### SHORT PROBLEM
Quote all lines below exactly. Images stay out.

# START OF COLLECTED DATA

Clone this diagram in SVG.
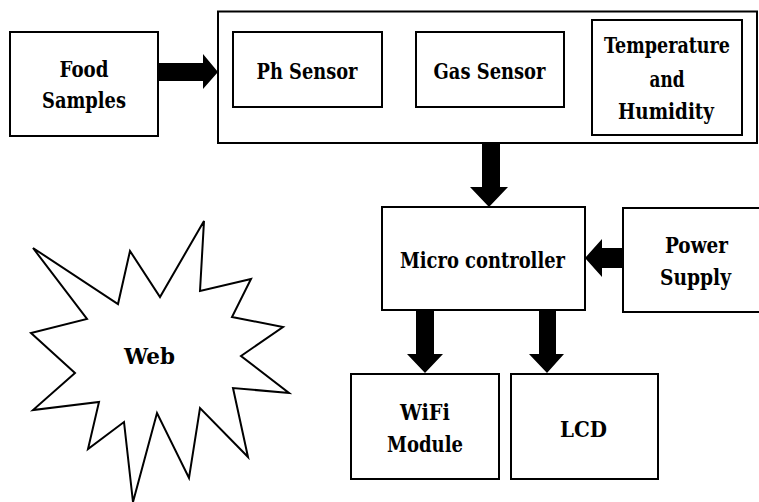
<svg xmlns="http://www.w3.org/2000/svg" width="759" height="502" viewBox="0 0 759 502">
<style>
.box{fill:#fff;stroke:#000;stroke-width:2}
.t{font-family:'DejaVu Serif',serif;font-weight:700;font-size:22px;fill:#000;text-anchor:middle}
.arr{fill:#000;stroke:none}
</style>
<rect width="759" height="502" fill="#fff"/>
<g id="food">
<rect class="box" x="10" y="32" width="148" height="104"/>
<text class="t" x="84" y="77" textLength="49" lengthAdjust="spacingAndGlyphs">Food</text>
<text class="t" x="84" y="108" textLength="84" lengthAdjust="spacingAndGlyphs">Samples</text>
</g>
<g id="sensors">
<rect class="box" x="218" y="11.5" width="539" height="131.5"/>
</g>
<g id="ph">
<rect class="box" x="233" y="32" width="149" height="75"/>
<text class="t" x="307" y="79" textLength="101" lengthAdjust="spacingAndGlyphs">Ph Sensor</text>
</g>
<g id="gas">
<rect class="box" x="416" y="32" width="148" height="75"/>
<text class="t" x="489.5" y="79" textLength="112" lengthAdjust="spacingAndGlyphs">Gas Sensor</text>
</g>
<g id="temp">
<rect class="box" x="592" y="20" width="150" height="115"/>
<text class="t" x="667" y="53" font-size="20" textLength="126" lengthAdjust="spacingAndGlyphs">Temperature</text>
<text class="t" x="667" y="87" textLength="35" lengthAdjust="spacingAndGlyphs">and</text>
<text class="t" x="666" y="119" textLength="96" lengthAdjust="spacingAndGlyphs">Humidity</text>
</g>
<g id="micro">
<rect class="box" x="382" y="207" width="203" height="103"/>
<text class="t" x="482.5" y="268" textLength="165" lengthAdjust="spacingAndGlyphs">Micro controller</text>
</g>
<g id="power">
<rect class="box" x="623" y="208" width="150" height="104"/>
<text class="t" x="696.5" y="253" textLength="63" lengthAdjust="spacingAndGlyphs">Power</text>
<text class="t" x="695.5" y="285" textLength="71" lengthAdjust="spacingAndGlyphs">Supply</text>
</g>
<g id="wifi">
<rect class="box" x="351" y="374" width="148" height="105"/>
<text class="t" x="425" y="420" textLength="50" lengthAdjust="spacingAndGlyphs">WiFi</text>
<text class="t" x="425" y="452" textLength="76" lengthAdjust="spacingAndGlyphs">Module</text>
</g>
<g id="lcd">
<rect class="box" x="511" y="374" width="147" height="105"/>
<text class="t" x="583.5" y="437" textLength="47" lengthAdjust="spacingAndGlyphs">LCD</text>
</g>
<g id="web">
<polygon class="box" points="204,221 200,291 251,279 232,317 283,327 241,356 289,393 233,388 248,457 200,408 189,478 157,413 133,502 124,422 88,449 99,402 33,410 75,373 31,333 87,319 33,248 118,304 130,251 160,297"/>
<text class="t" x="149.5" y="364" textLength="51" lengthAdjust="spacingAndGlyphs">Web</text>
</g>
<g id="connectors">
<polygon class="arr" points="158,63 203,63 203,54 218,72 203,89 203,81 158,81"/>
<polygon class="arr" points="482,143 500,143 500,187 508,187 489,207 470,187 482,187"/>
<polygon class="arr" points="623,248 602,248 602,239 585,258 602,277 602,268 623,268"/>
<polygon class="arr" points="416,310 434,310 434,354 443,354 425,373 407,354 416,354"/>
<polygon class="arr" points="539,310 556,310 556,354 564,354 547,373 529,354 539,354"/>
</g>
</svg>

# END OF COLLECTED DATA

### SOLUTION
Clone this diagram in SVG.
<svg xmlns="http://www.w3.org/2000/svg" width="759" height="502" viewBox="0 0 759 502">
<style>
.box{fill:#fff;stroke:#000;stroke-width:2}
.t{font-family:'DejaVu Serif',serif;font-weight:700;font-size:22px;fill:#000;text-anchor:middle}
.arr{fill:#000;stroke:none}
</style>
<rect width="759" height="502" fill="#fff"/>
<g id="food">
<rect class="box" x="10" y="32" width="148" height="104"/>
<text class="t" x="84" y="77" textLength="49" lengthAdjust="spacingAndGlyphs">Food</text>
<text class="t" x="84" y="108" textLength="84" lengthAdjust="spacingAndGlyphs">Samples</text>
</g>
<g id="sensors">
<rect class="box" x="218" y="11.5" width="539" height="131.5"/>
</g>
<g id="ph">
<rect class="box" x="233" y="32" width="149" height="75"/>
<text class="t" x="307" y="79" textLength="101" lengthAdjust="spacingAndGlyphs">Ph Sensor</text>
</g>
<g id="gas">
<rect class="box" x="416" y="32" width="148" height="75"/>
<text class="t" x="489.5" y="79" textLength="112" lengthAdjust="spacingAndGlyphs">Gas Sensor</text>
</g>
<g id="temp">
<rect class="box" x="592" y="20" width="150" height="115"/>
<text class="t" x="667" y="53" font-size="20" textLength="126" lengthAdjust="spacingAndGlyphs">Temperature</text>
<text class="t" x="667" y="87" textLength="35" lengthAdjust="spacingAndGlyphs">and</text>
<text class="t" x="666" y="119" textLength="96" lengthAdjust="spacingAndGlyphs">Humidity</text>
</g>
<g id="micro">
<rect class="box" x="382" y="207" width="203" height="103"/>
<text class="t" x="482.5" y="268" textLength="165" lengthAdjust="spacingAndGlyphs">Micro controller</text>
</g>
<g id="power">
<rect class="box" x="623" y="208" width="150" height="104"/>
<text class="t" x="696.5" y="253" textLength="63" lengthAdjust="spacingAndGlyphs">Power</text>
<text class="t" x="695.5" y="285" textLength="71" lengthAdjust="spacingAndGlyphs">Supply</text>
</g>
<g id="wifi">
<rect class="box" x="351" y="374" width="148" height="105"/>
<text class="t" x="425" y="420" textLength="50" lengthAdjust="spacingAndGlyphs">WiFi</text>
<text class="t" x="425" y="452" textLength="76" lengthAdjust="spacingAndGlyphs">Module</text>
</g>
<g id="lcd">
<rect class="box" x="511" y="374" width="147" height="105"/>
<text class="t" x="583.5" y="437" textLength="47" lengthAdjust="spacingAndGlyphs">LCD</text>
</g>
<g id="web">
<polygon class="box" points="204,221 200,291 251,279 232,317 283,327 241,356 289,393 233,388 248,457 200,408 189,478 157,413 133,502 124,422 88,449 99,402 33,410 75,373 31,333 87,319 33,248 118,304 130,251 160,297"/>
<text class="t" x="149.5" y="364" textLength="51" lengthAdjust="spacingAndGlyphs">Web</text>
</g>
<g id="connectors">
<polygon class="arr" points="158,63 203,63 203,54 218,72 203,89 203,81 158,81"/>
<polygon class="arr" points="482,143 500,143 500,187 508,187 489,207 470,187 482,187"/>
<polygon class="arr" points="623,248 602,248 602,239 585,258 602,277 602,268 623,268"/>
<polygon class="arr" points="416,310 434,310 434,354 443,354 425,373 407,354 416,354"/>
<polygon class="arr" points="539,310 556,310 556,354 564,354 547,373 529,354 539,354"/>
</g>
</svg>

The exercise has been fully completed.